- Requirements -
A single run of lines is to be printed exactly: starting at the line with "Rebuild this diagram" and ending at the line with "plot[domain=60:120, samples=60, smooth]", both included. Leave the pictures out.

-- Start of Data --

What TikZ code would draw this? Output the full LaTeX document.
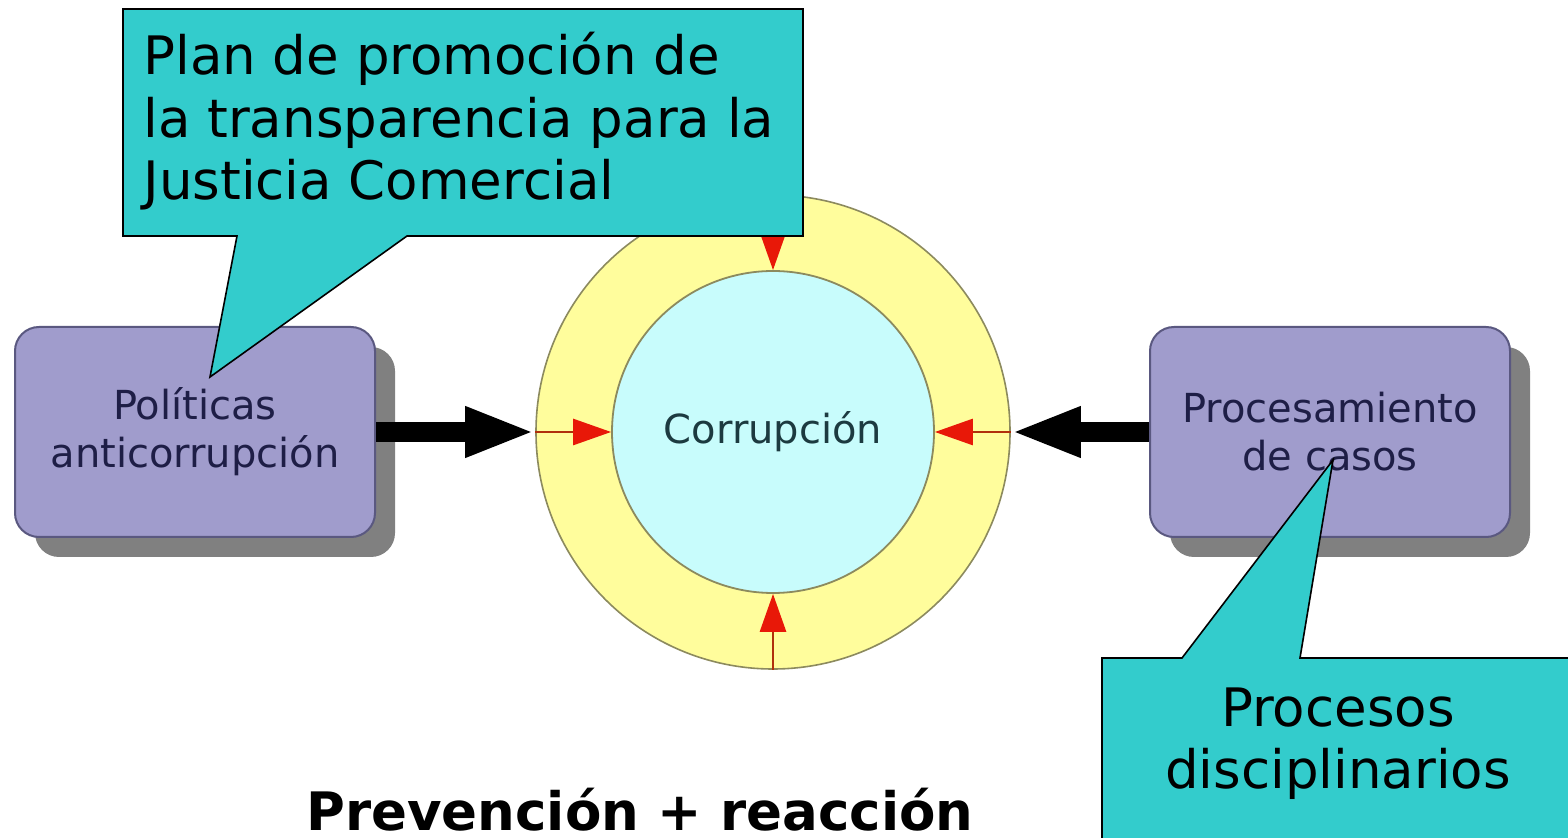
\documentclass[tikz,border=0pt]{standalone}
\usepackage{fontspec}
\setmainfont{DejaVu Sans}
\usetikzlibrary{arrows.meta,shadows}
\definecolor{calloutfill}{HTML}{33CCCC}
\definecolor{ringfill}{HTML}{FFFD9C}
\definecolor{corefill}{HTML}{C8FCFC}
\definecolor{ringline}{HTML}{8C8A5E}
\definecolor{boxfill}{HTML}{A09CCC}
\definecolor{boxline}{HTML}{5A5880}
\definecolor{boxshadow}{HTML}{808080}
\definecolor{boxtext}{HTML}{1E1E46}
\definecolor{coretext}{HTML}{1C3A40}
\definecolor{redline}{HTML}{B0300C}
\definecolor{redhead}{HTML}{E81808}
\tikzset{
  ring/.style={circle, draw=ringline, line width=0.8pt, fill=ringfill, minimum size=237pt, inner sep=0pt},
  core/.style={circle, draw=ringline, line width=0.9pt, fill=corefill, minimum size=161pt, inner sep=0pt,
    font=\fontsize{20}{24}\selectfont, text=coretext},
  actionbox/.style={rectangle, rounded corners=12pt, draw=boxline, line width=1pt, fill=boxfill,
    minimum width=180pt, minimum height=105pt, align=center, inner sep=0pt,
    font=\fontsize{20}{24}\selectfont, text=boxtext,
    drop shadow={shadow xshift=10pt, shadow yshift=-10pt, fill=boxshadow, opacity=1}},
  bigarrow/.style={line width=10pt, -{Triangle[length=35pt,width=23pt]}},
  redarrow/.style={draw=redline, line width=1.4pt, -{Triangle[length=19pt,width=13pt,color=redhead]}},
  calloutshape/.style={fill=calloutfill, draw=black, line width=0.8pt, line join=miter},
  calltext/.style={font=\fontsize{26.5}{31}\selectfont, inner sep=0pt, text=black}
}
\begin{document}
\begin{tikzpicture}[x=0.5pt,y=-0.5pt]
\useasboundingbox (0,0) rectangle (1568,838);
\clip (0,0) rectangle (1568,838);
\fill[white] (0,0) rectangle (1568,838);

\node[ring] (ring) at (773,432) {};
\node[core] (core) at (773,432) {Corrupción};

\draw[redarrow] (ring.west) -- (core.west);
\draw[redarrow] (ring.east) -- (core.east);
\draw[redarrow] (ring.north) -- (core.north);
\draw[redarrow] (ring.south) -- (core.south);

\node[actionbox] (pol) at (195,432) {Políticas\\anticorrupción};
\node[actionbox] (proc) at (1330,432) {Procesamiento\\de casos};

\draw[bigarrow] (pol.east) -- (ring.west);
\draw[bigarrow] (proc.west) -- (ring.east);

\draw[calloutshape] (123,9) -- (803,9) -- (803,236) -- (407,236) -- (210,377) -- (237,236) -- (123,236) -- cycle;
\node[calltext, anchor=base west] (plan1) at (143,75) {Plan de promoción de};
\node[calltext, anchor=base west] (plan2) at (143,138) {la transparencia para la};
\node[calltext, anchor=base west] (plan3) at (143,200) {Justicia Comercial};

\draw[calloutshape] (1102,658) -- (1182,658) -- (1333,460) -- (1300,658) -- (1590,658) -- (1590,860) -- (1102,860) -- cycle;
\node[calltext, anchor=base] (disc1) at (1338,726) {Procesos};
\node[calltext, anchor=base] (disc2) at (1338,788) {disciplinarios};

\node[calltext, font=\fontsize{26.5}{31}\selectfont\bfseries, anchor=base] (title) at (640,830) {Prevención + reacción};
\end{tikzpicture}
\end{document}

-- End of Data --
-- Start of Data --

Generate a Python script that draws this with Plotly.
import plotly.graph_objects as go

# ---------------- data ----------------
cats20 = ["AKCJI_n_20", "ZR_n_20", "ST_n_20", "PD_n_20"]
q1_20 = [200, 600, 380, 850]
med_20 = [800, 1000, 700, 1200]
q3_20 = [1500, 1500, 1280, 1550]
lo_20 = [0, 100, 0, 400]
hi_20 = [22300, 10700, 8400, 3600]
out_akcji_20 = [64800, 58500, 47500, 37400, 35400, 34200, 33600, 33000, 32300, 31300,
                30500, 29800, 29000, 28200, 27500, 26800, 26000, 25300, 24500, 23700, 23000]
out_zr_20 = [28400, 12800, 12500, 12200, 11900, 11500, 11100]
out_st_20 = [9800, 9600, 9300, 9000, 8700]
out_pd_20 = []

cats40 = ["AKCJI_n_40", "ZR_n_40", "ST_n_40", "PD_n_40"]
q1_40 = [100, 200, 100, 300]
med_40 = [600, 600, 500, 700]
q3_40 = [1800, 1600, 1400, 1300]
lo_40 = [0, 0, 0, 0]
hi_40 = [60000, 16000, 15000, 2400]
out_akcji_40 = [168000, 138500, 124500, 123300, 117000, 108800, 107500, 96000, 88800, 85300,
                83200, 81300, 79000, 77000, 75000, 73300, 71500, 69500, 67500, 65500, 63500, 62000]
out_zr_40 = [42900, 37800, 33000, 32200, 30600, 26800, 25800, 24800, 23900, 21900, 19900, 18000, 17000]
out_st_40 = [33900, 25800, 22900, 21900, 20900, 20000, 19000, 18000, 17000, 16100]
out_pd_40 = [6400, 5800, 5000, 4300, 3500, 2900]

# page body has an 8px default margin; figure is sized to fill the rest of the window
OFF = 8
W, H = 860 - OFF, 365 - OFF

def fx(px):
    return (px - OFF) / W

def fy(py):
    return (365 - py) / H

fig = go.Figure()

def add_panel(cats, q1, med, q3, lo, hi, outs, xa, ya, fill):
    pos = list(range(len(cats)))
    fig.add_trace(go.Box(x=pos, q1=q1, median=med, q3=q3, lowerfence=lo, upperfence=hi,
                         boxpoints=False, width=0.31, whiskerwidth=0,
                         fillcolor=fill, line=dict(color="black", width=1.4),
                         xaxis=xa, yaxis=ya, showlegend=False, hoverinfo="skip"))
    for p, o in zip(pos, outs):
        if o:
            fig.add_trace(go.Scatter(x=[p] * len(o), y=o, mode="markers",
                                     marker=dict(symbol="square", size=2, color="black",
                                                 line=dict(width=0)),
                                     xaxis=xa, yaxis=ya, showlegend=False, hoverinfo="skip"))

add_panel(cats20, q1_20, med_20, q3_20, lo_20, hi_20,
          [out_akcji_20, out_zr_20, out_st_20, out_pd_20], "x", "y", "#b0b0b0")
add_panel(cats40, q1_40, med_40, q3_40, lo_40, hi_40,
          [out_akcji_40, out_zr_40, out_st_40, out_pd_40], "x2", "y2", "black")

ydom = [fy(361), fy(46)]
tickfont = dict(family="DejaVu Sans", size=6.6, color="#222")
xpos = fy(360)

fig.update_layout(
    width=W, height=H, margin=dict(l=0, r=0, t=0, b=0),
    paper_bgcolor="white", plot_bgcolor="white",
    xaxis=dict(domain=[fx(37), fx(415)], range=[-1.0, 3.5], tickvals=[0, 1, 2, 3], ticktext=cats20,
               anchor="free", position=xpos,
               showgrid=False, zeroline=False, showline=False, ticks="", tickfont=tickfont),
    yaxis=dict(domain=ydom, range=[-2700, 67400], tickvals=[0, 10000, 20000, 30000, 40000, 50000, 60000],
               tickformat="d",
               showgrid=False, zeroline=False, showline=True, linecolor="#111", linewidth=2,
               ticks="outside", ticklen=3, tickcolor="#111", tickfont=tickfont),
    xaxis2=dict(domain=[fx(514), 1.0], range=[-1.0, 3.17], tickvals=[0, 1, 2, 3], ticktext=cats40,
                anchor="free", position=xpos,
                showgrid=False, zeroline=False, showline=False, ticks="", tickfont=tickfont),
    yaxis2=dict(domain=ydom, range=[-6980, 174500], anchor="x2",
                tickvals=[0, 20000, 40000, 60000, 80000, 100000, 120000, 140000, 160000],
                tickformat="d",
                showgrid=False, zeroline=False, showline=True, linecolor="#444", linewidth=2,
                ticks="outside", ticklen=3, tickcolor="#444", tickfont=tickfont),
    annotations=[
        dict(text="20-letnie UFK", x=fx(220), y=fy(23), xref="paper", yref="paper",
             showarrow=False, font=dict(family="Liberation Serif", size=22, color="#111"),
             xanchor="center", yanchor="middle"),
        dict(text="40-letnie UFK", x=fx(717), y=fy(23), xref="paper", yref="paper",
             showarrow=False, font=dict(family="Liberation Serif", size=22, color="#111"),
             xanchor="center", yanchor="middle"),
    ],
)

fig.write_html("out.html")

-- End of Data --
-- Start of Data --

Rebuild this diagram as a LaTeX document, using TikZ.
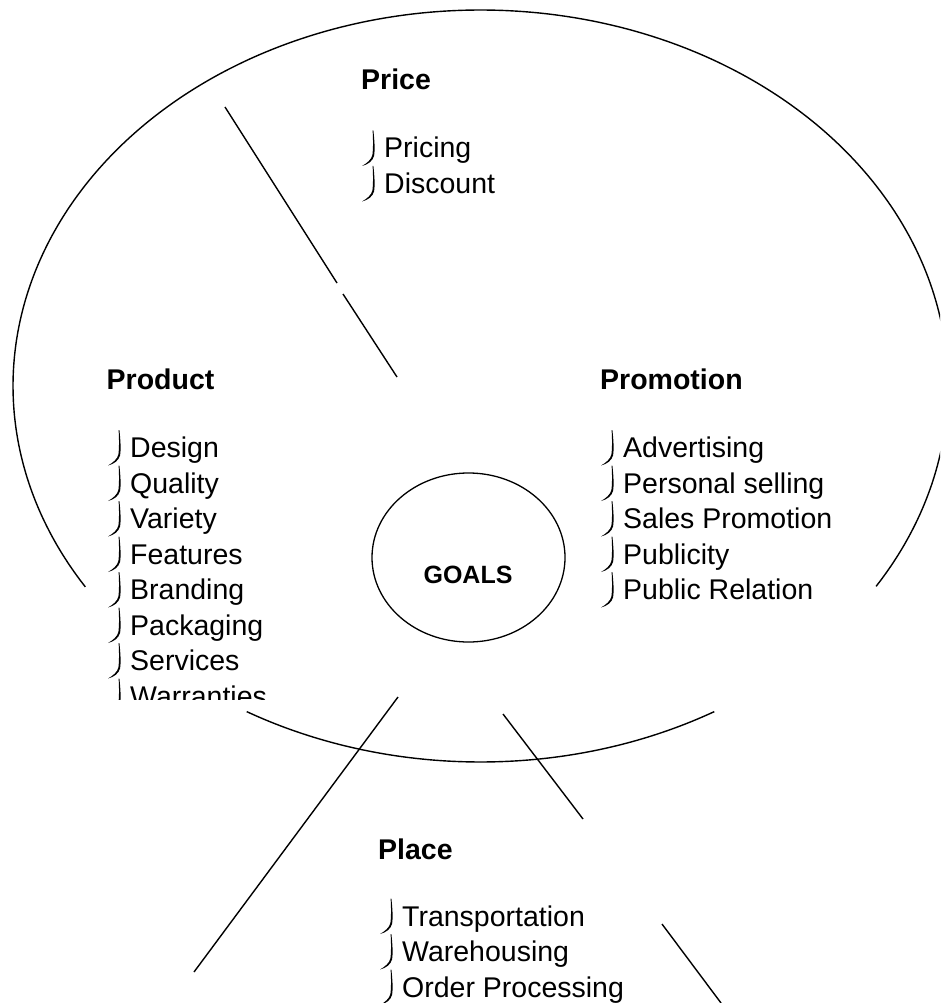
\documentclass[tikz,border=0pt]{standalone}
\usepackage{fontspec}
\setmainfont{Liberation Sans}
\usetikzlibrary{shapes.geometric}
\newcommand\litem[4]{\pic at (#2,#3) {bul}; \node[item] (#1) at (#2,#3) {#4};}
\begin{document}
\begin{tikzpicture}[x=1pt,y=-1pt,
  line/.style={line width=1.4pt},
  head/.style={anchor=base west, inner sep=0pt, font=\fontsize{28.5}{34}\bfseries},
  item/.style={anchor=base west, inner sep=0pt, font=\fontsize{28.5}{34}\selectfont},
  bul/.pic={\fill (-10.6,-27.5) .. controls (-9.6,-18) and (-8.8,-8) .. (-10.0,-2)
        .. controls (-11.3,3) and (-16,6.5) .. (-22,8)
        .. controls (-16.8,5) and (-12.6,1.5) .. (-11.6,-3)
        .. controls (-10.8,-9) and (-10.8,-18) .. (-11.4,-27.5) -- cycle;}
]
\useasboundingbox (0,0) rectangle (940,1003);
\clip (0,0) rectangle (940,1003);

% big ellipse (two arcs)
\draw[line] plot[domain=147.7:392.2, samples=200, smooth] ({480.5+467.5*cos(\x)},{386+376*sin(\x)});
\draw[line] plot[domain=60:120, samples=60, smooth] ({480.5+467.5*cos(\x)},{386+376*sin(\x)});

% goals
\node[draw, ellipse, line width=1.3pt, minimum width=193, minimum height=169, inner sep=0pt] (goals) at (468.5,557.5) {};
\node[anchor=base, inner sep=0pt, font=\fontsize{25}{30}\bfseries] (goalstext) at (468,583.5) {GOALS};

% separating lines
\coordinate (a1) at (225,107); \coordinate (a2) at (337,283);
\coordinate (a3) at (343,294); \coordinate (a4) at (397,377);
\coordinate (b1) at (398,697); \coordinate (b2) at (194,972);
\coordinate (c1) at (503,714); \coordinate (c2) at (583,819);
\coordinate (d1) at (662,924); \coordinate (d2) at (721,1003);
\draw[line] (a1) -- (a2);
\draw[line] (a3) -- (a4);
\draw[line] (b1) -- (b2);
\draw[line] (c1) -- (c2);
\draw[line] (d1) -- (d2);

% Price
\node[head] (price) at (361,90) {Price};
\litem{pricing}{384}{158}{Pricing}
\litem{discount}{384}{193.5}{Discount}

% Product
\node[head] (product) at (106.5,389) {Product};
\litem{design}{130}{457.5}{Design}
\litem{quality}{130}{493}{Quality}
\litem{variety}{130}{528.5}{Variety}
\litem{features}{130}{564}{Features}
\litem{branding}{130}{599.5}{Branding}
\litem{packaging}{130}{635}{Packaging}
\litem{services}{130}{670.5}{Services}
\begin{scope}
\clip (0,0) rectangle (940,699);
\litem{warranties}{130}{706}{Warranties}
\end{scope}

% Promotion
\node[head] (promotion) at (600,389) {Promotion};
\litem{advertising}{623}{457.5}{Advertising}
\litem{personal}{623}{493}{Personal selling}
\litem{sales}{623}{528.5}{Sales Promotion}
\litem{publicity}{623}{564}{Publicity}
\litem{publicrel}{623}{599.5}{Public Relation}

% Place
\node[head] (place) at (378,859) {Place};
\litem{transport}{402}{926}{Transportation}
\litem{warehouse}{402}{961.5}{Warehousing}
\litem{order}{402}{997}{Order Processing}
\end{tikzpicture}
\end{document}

-- End of Data --

- Response -
Rebuild this diagram as a LaTeX document, using TikZ.
\documentclass[tikz,border=0pt]{standalone}
\usepackage{fontspec}
\setmainfont{Liberation Sans}
\usetikzlibrary{shapes.geometric}
\newcommand\litem[4]{\pic at (#2,#3) {bul}; \node[item] (#1) at (#2,#3) {#4};}
\begin{document}
\begin{tikzpicture}[x=1pt,y=-1pt,
  line/.style={line width=1.4pt},
  head/.style={anchor=base west, inner sep=0pt, font=\fontsize{28.5}{34}\bfseries},
  item/.style={anchor=base west, inner sep=0pt, font=\fontsize{28.5}{34}\selectfont},
  bul/.pic={\fill (-10.6,-27.5) .. controls (-9.6,-18) and (-8.8,-8) .. (-10.0,-2)
        .. controls (-11.3,3) and (-16,6.5) .. (-22,8)
        .. controls (-16.8,5) and (-12.6,1.5) .. (-11.6,-3)
        .. controls (-10.8,-9) and (-10.8,-18) .. (-11.4,-27.5) -- cycle;}
]
\useasboundingbox (0,0) rectangle (940,1003);
\clip (0,0) rectangle (940,1003);

% big ellipse (two arcs)
\draw[line] plot[domain=147.7:392.2, samples=200, smooth] ({480.5+467.5*cos(\x)},{386+376*sin(\x)});
\draw[line] plot[domain=60:120, samples=60, smooth] ({480.5+467.5*cos(\x)},{386+376*sin(\x)});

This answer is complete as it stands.